# Exercise
Reproduce all the lines exactly as they stand, apart from the pictures.

— Begin Records to process —

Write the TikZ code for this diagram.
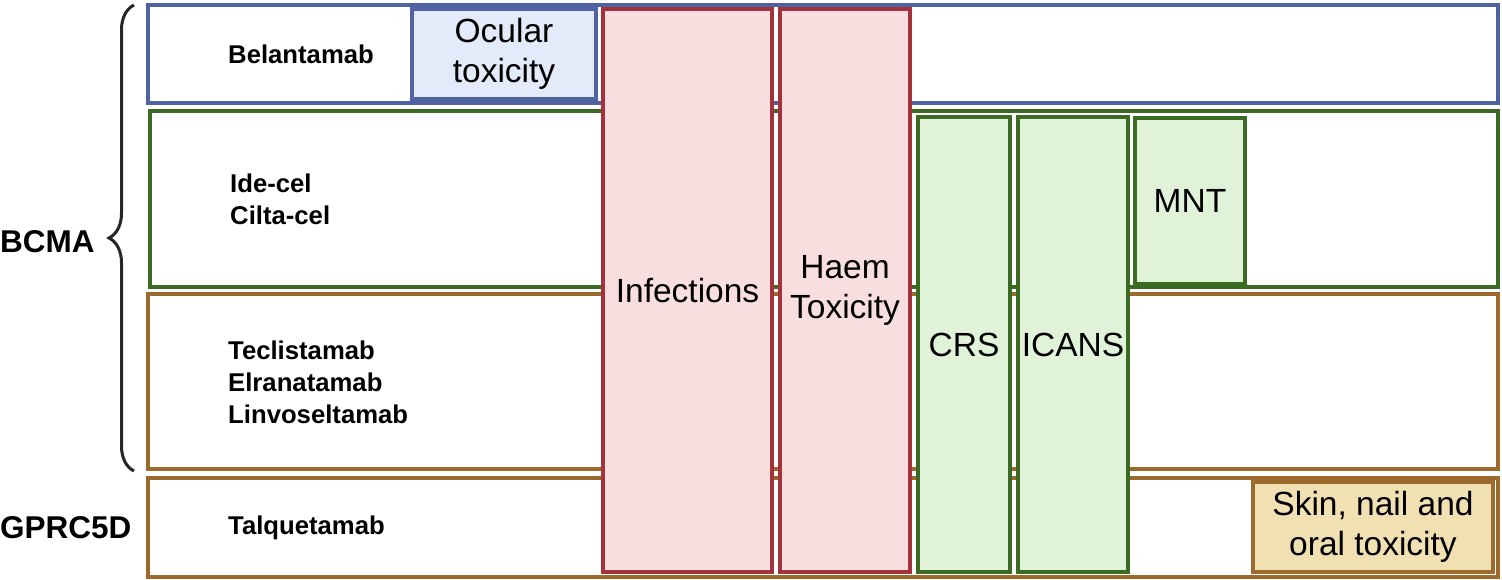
\documentclass[tikz,border=0pt]{standalone}
\usepackage{fontspec}
\setmainfont{Liberation Sans}
\usetikzlibrary{positioning,decorations.pathreplacing}
\definecolor{bcmablue}{HTML}{4F62A3}
\definecolor{bluefill}{HTML}{E3EAF9}
\definecolor{infred}{HTML}{A3323C}
\definecolor{redfill}{HTML}{F9DEDF}
\definecolor{cargreen}{HTML}{3B6B23}
\definecolor{greenfill}{HTML}{E0F3D9}
\definecolor{tcebrown}{HTML}{9B6A2C}
\definecolor{brownfill}{HTML}{F1E0B2}
\definecolor{bracegray}{HTML}{262626}

\begin{document}
\begin{tikzpicture}[
    x=1pt, y=-1pt,
    rowbox/.style={draw=#1, fill=white, line width=3.5pt, inner sep=0pt},
    toxbox/.style={draw=#1, line width=3.5pt, align=center, inner sep=0pt,
                   font=\fontsize{33.5}{40}\selectfont},
    drug/.style={anchor=west, align=left, inner sep=0pt,
                 font=\bfseries\fontsize{25.7}{32}\selectfont},
    target/.style={anchor=west, inner sep=0pt,
                   font=\bfseries\fontsize{31.5}{37}\selectfont},
    bcmabrace/.style={decorate, decoration={brace, amplitude=25pt},
                      draw=bracegray, line width=3pt},
  ]
  \useasboundingbox (0,0) rectangle (1502,580);

  % Drug class rows.
  \node[rowbox=bcmablue, minimum width=1350pt, minimum height=98pt]  (belrow)  at (823,54)    {};
  \node[rowbox=cargreen, minimum width=1348pt, minimum height=176pt] (cellrow) at (824,199)   {};
  \node[rowbox=tcebrown, minimum width=1350pt, minimum height=175pt] (tcerow)  at (823,381.5) {};
  \node[rowbox=tcebrown, minimum width=1350pt, minimum height=99pt]  (gprcrow) at (823,527.5) {};

  \node[drug] (belname)  at (228,54)  {Belantamab};
  \node[drug] (cellname) at (230,199) {Ide-cel\\Cilta-cel};
  \node[drug] (tcename)  at (228,382) {Teclistamab\\Elranatamab\\Linvoseltamab};
  \node[drug] (gprcname) at (228,528) {Talquetamab};

  % Targets.
  \node[target] (bcma) at (0,242) {BCMA};
  \node[target] (gprc) at (0,528) {GPRC5D};
  \coordinate (bracetop) at (134,5);
  \coordinate (bracebot) at (134,471);
  \draw[bcmabrace] (bracebot) -- (bracetop);

  % Toxicities.
  \node[toxbox=bcmablue, fill=bluefill, minimum width=184pt, minimum height=90pt]
    (ocular) at (504,54) {Ocular\\toxicity};
  \node[toxbox=infred, fill=redfill, minimum width=169pt, minimum height=563pt]
    (infect) at (687.5,290.5) {Infections};
  \node[toxbox=infred, fill=redfill, minimum width=130pt, minimum height=563pt]
    (haem) at (845,290.5) {Haem\\Toxicity};
  \node[toxbox=cargreen, fill=greenfill, minimum width=92pt, minimum height=455pt]
    (crs) at (964,344.5) {CRS};
  \node[toxbox=cargreen, fill=greenfill, minimum width=110pt, minimum height=455pt]
    (icans) at (1073,344.5) {ICANS};
  \node[toxbox=cargreen, fill=greenfill, minimum width=110pt, minimum height=166pt]
    (mnt) at (1190,201) {MNT};
  \node[toxbox=tcebrown, fill=brownfill, minimum width=240pt, minimum height=90pt]
    (skin) at (1373,527) {Skin, nail and\\oral toxicity};
\end{tikzpicture}
\end{document}
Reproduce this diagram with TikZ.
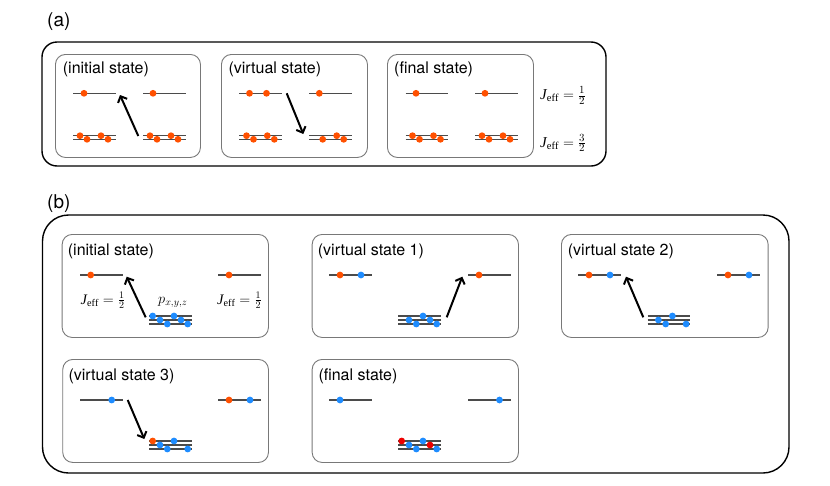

— End Records to process —

# Answer
Write the TikZ code for this diagram.
\documentclass[tikz,border=0pt]{standalone}
\usepackage{fontspec}
\setmainfont{Liberation Sans}
\usetikzlibrary{positioning,decorations.pathreplacing}
\definecolor{bcmablue}{HTML}{4F62A3}
\definecolor{bluefill}{HTML}{E3EAF9}
\definecolor{infred}{HTML}{A3323C}
\definecolor{redfill}{HTML}{F9DEDF}
\definecolor{cargreen}{HTML}{3B6B23}
\definecolor{greenfill}{HTML}{E0F3D9}
\definecolor{tcebrown}{HTML}{9B6A2C}
\definecolor{brownfill}{HTML}{F1E0B2}
\definecolor{bracegray}{HTML}{262626}

\begin{document}
\begin{tikzpicture}[
    x=1pt, y=-1pt,
    rowbox/.style={draw=#1, fill=white, line width=3.5pt, inner sep=0pt},
    toxbox/.style={draw=#1, line width=3.5pt, align=center, inner sep=0pt,
                   font=\fontsize{33.5}{40}\selectfont},
    drug/.style={anchor=west, align=left, inner sep=0pt,
                 font=\bfseries\fontsize{25.7}{32}\selectfont},
    target/.style={anchor=west, inner sep=0pt,
                   font=\bfseries\fontsize{31.5}{37}\selectfont},
    bcmabrace/.style={decorate, decoration={brace, amplitude=25pt},
                      draw=bracegray, line width=3pt},
  ]
  \useasboundingbox (0,0) rectangle (1502,580);

  % Drug class rows.
  \node[rowbox=bcmablue, minimum width=1350pt, minimum height=98pt]  (belrow)  at (823,54)    {};
  \node[rowbox=cargreen, minimum width=1348pt, minimum height=176pt] (cellrow) at (824,199)   {};
  \node[rowbox=tcebrown, minimum width=1350pt, minimum height=175pt] (tcerow)  at (823,381.5) {};
  \node[rowbox=tcebrown, minimum width=1350pt, minimum height=99pt]  (gprcrow) at (823,527.5) {};

  \node[drug] (belname)  at (228,54)  {Belantamab};
  \node[drug] (cellname) at (230,199) {Ide-cel\\Cilta-cel};
  \node[drug] (tcename)  at (228,382) {Teclistamab\\Elranatamab\\Linvoseltamab};
  \node[drug] (gprcname) at (228,528) {Talquetamab};

  % Targets.
  \node[target] (bcma) at (0,242) {BCMA};
  \node[target] (gprc) at (0,528) {GPRC5D};
  \coordinate (bracetop) at (134,5);
  \coordinate (bracebot) at (134,471);
  \draw[bcmabrace] (bracebot) -- (bracetop);

  % Toxicities.
  \node[toxbox=bcmablue, fill=bluefill, minimum width=184pt, minimum height=90pt]
    (ocular) at (504,54) {Ocular\\toxicity};
  \node[toxbox=infred, fill=redfill, minimum width=169pt, minimum height=563pt]
    (infect) at (687.5,290.5) {Infections};
  \node[toxbox=infred, fill=redfill, minimum width=130pt, minimum height=563pt]
    (haem) at (845,290.5) {Haem\\Toxicity};
  \node[toxbox=cargreen, fill=greenfill, minimum width=92pt, minimum height=455pt]
    (crs) at (964,344.5) {CRS};
  \node[toxbox=cargreen, fill=greenfill, minimum width=110pt, minimum height=455pt]
    (icans) at (1073,344.5) {ICANS};
  \node[toxbox=cargreen, fill=greenfill, minimum width=110pt, minimum height=166pt]
    (mnt) at (1190,201) {MNT};
  \node[toxbox=tcebrown, fill=brownfill, minimum width=240pt, minimum height=90pt]
    (skin) at (1373,527) {Skin, nail and\\oral toxicity};
\end{tikzpicture}
\end{document}
Reproduce this diagram with TikZ.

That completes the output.